Several months back I wrote about a road trip I took to the countryside, spending time in farms and talking with rural folk. The essay, “In random conversations with farmers”, received a lot of positive feedback for reasons that still elude me. However, since I went on a similar trip earlier this month, I thought it would be a pleasant idea to share my experiences once again.
To me, calling it the “Indian countryside” has often seemed redundant. Most of this country qualifies under that term. Urbanity is the minority here, so perhaps this essay should have been titled “A trip away from urbanity”. Nonetheless, I was out a little late in the morning, heading northwest. The roads were free from traffic, but the potholes made sure I had no other conveniences whatsoever. The occasional bus shuttling from village to village was all that I came across. These busses are often painted bright red, and are dear to the villagers — unless the driver happens to run over some cattle — to the point where they deck it with thousands of flower garlands covering the windshield.
This part of the district is yet to see any development. This has two consequences: the people are nicer, not nouveau-riche, and there are still dedicated farmers with beautiful farmlands. The problem, however, due to fragmentation over generations is that farms in India are now mostly minuscule by comparison to those in Europe or America. This, in turn, means lower likelihood of even partially good yield, which means most farmers end up earning extremely little over the year — something no government seems to understand or even talk about.
Things are about to change, though. A minor highway is scheduled to be built this year (read, this decade — given the snail’s pace at which the government works). A lot of villagers seem excited about the prospects. This means more money, as their relatives further east have narrated to them: tales of the government taking away parts of their land to build roads, paying huge compensatory fees in return, which sordidly prompted a lot of farmers to sell the remainder of their land as well for even more cash, and they are rich. For now.
Starkly missing are trees. Talking to a few locals about them, I got similar replies. “These trees,” says one, pointing at some teak, “fetch good money. You can sell them, but they actually give us a lot of savings when used in our own houses.” Transporting wood from the city works out to be expensive, they tell me. The alternative is to chop off two of the branches and they’ll have enough wood for all the windows at home, and one of the fatter branches will make a nice door. The rest of the tree gets sold. Today, spotting a tree that is not either pitifully young or uselessly thorny is rare.
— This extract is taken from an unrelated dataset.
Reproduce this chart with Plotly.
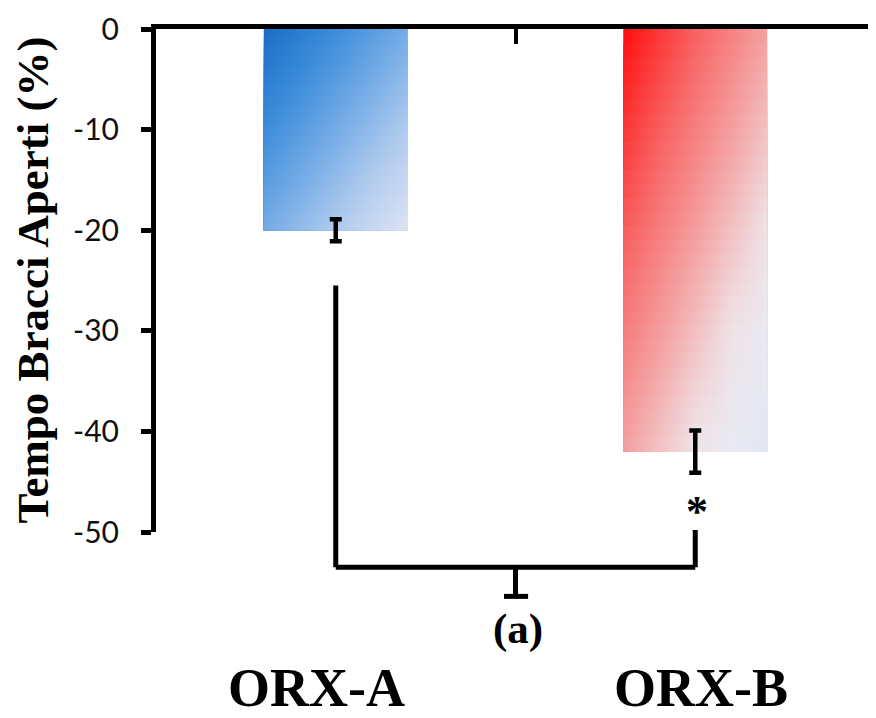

It is not only problems in vegetation or cultivation that have held them back. Most families here are broken up, not least because some relative struck it rich because his land was smack dab in the middle of where a highway should have been. Now he shows off. Consider the case of a farmer whom I will refer to anonymously, out of dignity, as X. He arranged his son’s marriage a few years back with a lot of pomp — wholly funded by a section of farmland that he sold for this purpose — and the whole village was around his house, feasting, celebrating, congratulating. Last year the lady, his daughter-in-law, eloped with another man.
Now a pot-bellied habitual drunk, X shuffles around his 20 acre coconut and areca palm plantation, lush green, with ample water supply (something other farmers, including his neighbours, envy him for) desperately waiting for a buyer. He has had enough, he says, all thanks to his sorry family and the disgrace his daughter-in-law brought him — although you will find almost no other villager in the region looks at it as anything other than tough luck — and he wants to sell his land and settle down elsewhere. He reckons he will earn enough to last him his lifetime. Careful calculation (or even gross approximation for that matter) will quickly show this is a delusion. Selling all his land will fetch him neither a suburban home nor a flat in the city. But he remains close-minded.
Further west, towards the river Kabini, the same villagers who pray for one form of development also celebrate how they stopped another form of it. “This land is safe”, one of them tells me, clearly having no bearing on how bureaucracy works, “the government had a hydel project planned here, but we protested and got it cancelled and moved it to Raichur”. He is referring to another underdeveloped city in the northeastern part of the state, home district of the former chief minister of Karnataka, who, in all likelihood, moved it there to secure votes, not to please locals here. The protest movement these villagers speak of went unreported in the news because a shift in leadership was taking place at that time, with the state in political turmoil; and almost anything that happened during those months — it is both safe to assume and readily apparent with one look at the events leading up to the last elections — had ulterior political motives completely unrelated to any protest by any farmer in this region.
As far as shoddy governance goes, there is one example too many. Electric wires in the middle of nowhere, electric poles rooted through rivers, waiting to be overturned, metal hooks that most villagers illegally attach onto wires to draw current from, vandalised street lamps, and, like a blessing for nobody, uncannily strong 3G connectivity. Most people here do not even own smartphones.
Perhaps the only pleasant thing about the countryside is the countryside itself. The rich greens, the blue skies slowly desaturating as the monsoon clouds near, a musical little brook, the constant song of birds competing against the incessant chirp of crickets make for an unforgettable day. When you get back to the city, you find yourself wishing to overlook all its problems and disappear in the lap of nature, as, at least every now and then, you probably should.